The village also showed increases in revenue from its food and beverage tax that generated $23,000 in October 2011 and $35,000 in September 2012.
Teich says officials estimate the Ryder Cup boosted Itasca's revenue by roughly $159,000.
"Itasca has about 1,100 hotel rooms, and if there is something like the Ryder Cup that is going to keep them at nearly 100 percent occupancy for almost two weeks, we are clearly going to directly benefit from that," he said.
Teich also said many hotels required minimum stays and charged a premium, with rooms that typically cost less than $100 a night running at $200 to $300 during the tournament.
Many hotel banquet and meeting halls also were booked, with groups like StubHub renting the Holiday Inn Itasca meeting rooms for four days as a ticket-pickup headquarters.
Itasca also raised roughly $14,000 for a mix of charities during special events held during Ryder Cup week, such as a craft beer tasting.

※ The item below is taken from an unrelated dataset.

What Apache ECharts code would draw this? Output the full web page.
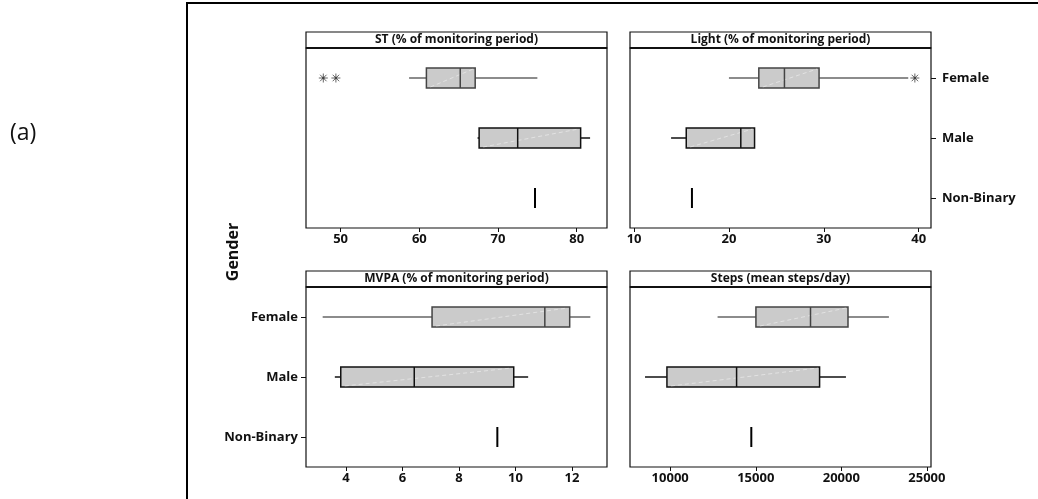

Nearby Bloomingdale also saw a boost in revenues, though its numbers tell a slightly different story.
Finance Director Gary Szott said Bloomingdale's sales tax has been fluctuating significantly from month to month, and September's was relatively flat compared to the previous year. Yet in August, revenues were up 13 percent from 2011.
"The state only gives us a lump sum number (of revenues) that makes it difficult to analyze," Szott said. "We can't tell what retailer or section of town might be causing a jump or a drop."
But Bloomingdale's hotel tax revenues are more clear. In September 2011, revenues were at $69,000. During the Ryder Cup month, revenues for nearly 500 rooms across three hotels jumped to $92,000.
"There was definitely a positive impact," Szott said.
Though the $23,000 increase mixed with some sales tax increases proved profitable, Bloomingdale also spent roughly $24,000 on police overtime. The village plans to ask for some reimbursement from PGA America for its services, Szott said.
Officials in Roselle said they also saw a rise in revenues, but can't really attribute them to the Ryder.
Roselle is home to only one hotel and a few luxury suites at Lynfred Winery. And while the village's hotel tax revenues increased from September 2011 to the same month in 2012, Village Administrator Jeff O'Dell said the jump is part of a steady trend.
"We have seen a general increase throughout the year and it would be difficult for me to say that any increase in September is due to the Ryder," he said.
Still, the Ryder's prestige and nostalgia continues to prove profitable for some.
The Magnificent Moments campaign to benefit Ronald McDonald House and the Illinois PGA Foundation currently is hosting an online memorabilia auction at greenjacketauctions.com. Bidding ends at 8 p.m. Friday.
Magnificent Moments began hosting charity events in September 2011 leading up to the tournament, and bids are at nearly $16,000 for a giant golf ball painted by the late LeRoy Neiman for the Ryder Cup.
Bloomingdale Village President Bob Iden said the payoff of the Ryder is regional and isn't just about immediate dollars and cents.
"Everyone at Medinah said the event was so positive and it really put Medinah Country Club and all of our local towns back on the map," he said.